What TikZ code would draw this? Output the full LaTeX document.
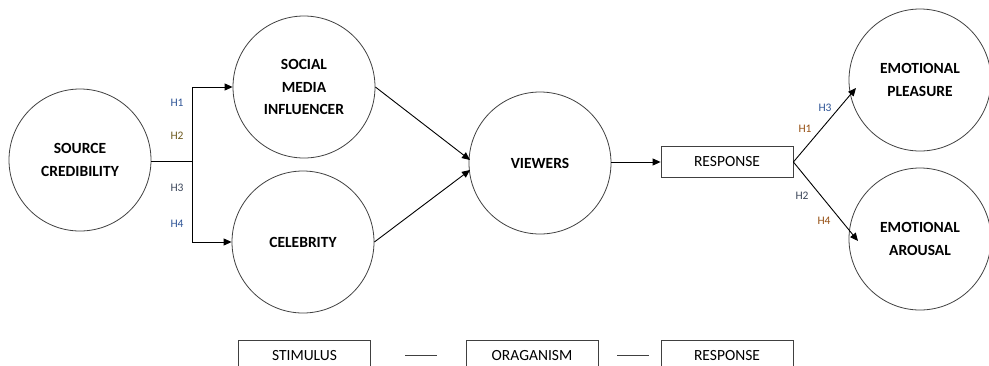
\documentclass[tikz,border=0pt]{standalone}
\usepackage{fontspec}
\setmainfont{Carlito}
\usetikzlibrary{arrows.meta}
\definecolor{hblue}{RGB}{46,84,150}
\definecolor{holive}{RGB}{110,90,30}
\definecolor{hbrown}{RGB}{150,80,20}
\definecolor{hgray}{RGB}{60,70,90}
\begin{document}
\begin{tikzpicture}[x=1pt,y=-1pt,
  circ/.style={draw=black!75,line width=0.8pt,circle,minimum size=142pt,inner sep=0pt,align=center,font=\fontsize{15.5}{22.5}\selectfont\bfseries},
  box/.style={draw=black!75,line width=0.8pt,rectangle,minimum width=132pt,minimum height=31pt,inner sep=0pt,font=\fontsize{15.5}{17}\selectfont},
  conn/.style={line width=0.9pt,black},
  arr/.style={conn,-{Triangle[length=8pt,width=7pt]}},
  hl/.style={font=\fontsize{11.5}{13}\selectfont}]
\useasboundingbox (0,0) rectangle (989,365);
\begin{scope}
\clip (0,0) rectangle (989,365);
\node[circ] (sc) at (80,160) {SOURCE\\CREDIBILITY};
\node[circ] (smi) at (304,87) {SOCIAL\\MEDIA\\INFLUENCER};
\node[circ] (cel) at (303,242) {CELEBRITY};
\node[circ] (vw) at (540,163) {VIEWERS};
\node[box] (resp) at (727,162) {RESPONSE};
\node[circ] (ep) at (920,80) {EMOTIONAL\\PLEASURE};
\node[circ] (ea) at (920,239) {EMOTIONAL\\AROUSAL};
\node[box,anchor=north,minimum height=40pt] (st) at (304.5,340) {\raisebox{10pt}{STIMULUS}};
\node[box,anchor=north,minimum height=40pt] (org) at (532,340) {\raisebox{10pt}{ORAGANISM}};
\node[box,anchor=north,minimum height=40pt] (rs2) at (727,340) {\raisebox{10pt}{RESPONSE}};
\end{scope}
\coordinate (j) at (192,161);
\draw[conn] (sc.east |- j) -- (j);
\draw[arr] (j) |- (smi.west);
\draw[arr] (j) |- (cel.west);
\node[hl,text=hblue] at (177,103) {H1};
\node[hl,text=holive] at (177,136) {H2};
\node[hl,text=hgray] at (177,188) {H3};
\node[hl,text=hblue] at (177,224) {H4};
\draw[arr] (smi.east |- 0,87) -- (470,160);
\draw[arr] (cel.east) -- (470,170);
\draw[arr] (vw.east |- resp.west) -- (resp.west);
\draw[arr] (resp.east) -- (856,88);
\draw[arr] (resp.east) -- (858,241);
\node[hl,text=hblue] at (825,108) {H3};
\node[hl,text=hbrown] at (805,129) {H1};
\node[hl,text=hgray] at (802,196) {H2};
\node[hl,text=hbrown] at (824,221) {H4};
\coordinate (d1) at (405,355);
\coordinate (d2) at (437,355);
\coordinate (d3) at (617,355);
\coordinate (d4) at (649,355);
\draw[line width=0.8pt,black!75] (d1) -- (d2);
\draw[line width=0.8pt,black!75] (d3) -- (d4);
\end{tikzpicture}
\end{document}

---+---

WHAT THIS TASK INVOLVES =
The listing above must be printed again exactly, minus its pictures.

WORKED ANSWER =
What TikZ code would draw this? Output the full LaTeX document.
\documentclass[tikz,border=0pt]{standalone}
\usepackage{fontspec}
\setmainfont{Carlito}
\usetikzlibrary{arrows.meta}
\definecolor{hblue}{RGB}{46,84,150}
\definecolor{holive}{RGB}{110,90,30}
\definecolor{hbrown}{RGB}{150,80,20}
\definecolor{hgray}{RGB}{60,70,90}
\begin{document}
\begin{tikzpicture}[x=1pt,y=-1pt,
  circ/.style={draw=black!75,line width=0.8pt,circle,minimum size=142pt,inner sep=0pt,align=center,font=\fontsize{15.5}{22.5}\selectfont\bfseries},
  box/.style={draw=black!75,line width=0.8pt,rectangle,minimum width=132pt,minimum height=31pt,inner sep=0pt,font=\fontsize{15.5}{17}\selectfont},
  conn/.style={line width=0.9pt,black},
  arr/.style={conn,-{Triangle[length=8pt,width=7pt]}},
  hl/.style={font=\fontsize{11.5}{13}\selectfont}]
\useasboundingbox (0,0) rectangle (989,365);
\begin{scope}
\clip (0,0) rectangle (989,365);
\node[circ] (sc) at (80,160) {SOURCE\\CREDIBILITY};
\node[circ] (smi) at (304,87) {SOCIAL\\MEDIA\\INFLUENCER};
\node[circ] (cel) at (303,242) {CELEBRITY};
\node[circ] (vw) at (540,163) {VIEWERS};
\node[box] (resp) at (727,162) {RESPONSE};
\node[circ] (ep) at (920,80) {EMOTIONAL\\PLEASURE};
\node[circ] (ea) at (920,239) {EMOTIONAL\\AROUSAL};
\node[box,anchor=north,minimum height=40pt] (st) at (304.5,340) {\raisebox{10pt}{STIMULUS}};
\node[box,anchor=north,minimum height=40pt] (org) at (532,340) {\raisebox{10pt}{ORAGANISM}};
\node[box,anchor=north,minimum height=40pt] (rs2) at (727,340) {\raisebox{10pt}{RESPONSE}};
\end{scope}
\coordinate (j) at (192,161);
\draw[conn] (sc.east |- j) -- (j);
\draw[arr] (j) |- (smi.west);
\draw[arr] (j) |- (cel.west);
\node[hl,text=hblue] at (177,103) {H1};
\node[hl,text=holive] at (177,136) {H2};
\node[hl,text=hgray] at (177,188) {H3};
\node[hl,text=hblue] at (177,224) {H4};
\draw[arr] (smi.east |- 0,87) -- (470,160);
\draw[arr] (cel.east) -- (470,170);
\draw[arr] (vw.east |- resp.west) -- (resp.west);
\draw[arr] (resp.east) -- (856,88);
\draw[arr] (resp.east) -- (858,241);
\node[hl,text=hblue] at (825,108) {H3};
\node[hl,text=hbrown] at (805,129) {H1};
\node[hl,text=hgray] at (802,196) {H2};
\node[hl,text=hbrown] at (824,221) {H4};
\coordinate (d1) at (405,355);
\coordinate (d2) at (437,355);
\coordinate (d3) at (617,355);
\coordinate (d4) at (649,355);
\draw[line width=0.8pt,black!75] (d1) -- (d2);
\draw[line width=0.8pt,black!75] (d3) -- (d4);
\end{tikzpicture}
\end{document}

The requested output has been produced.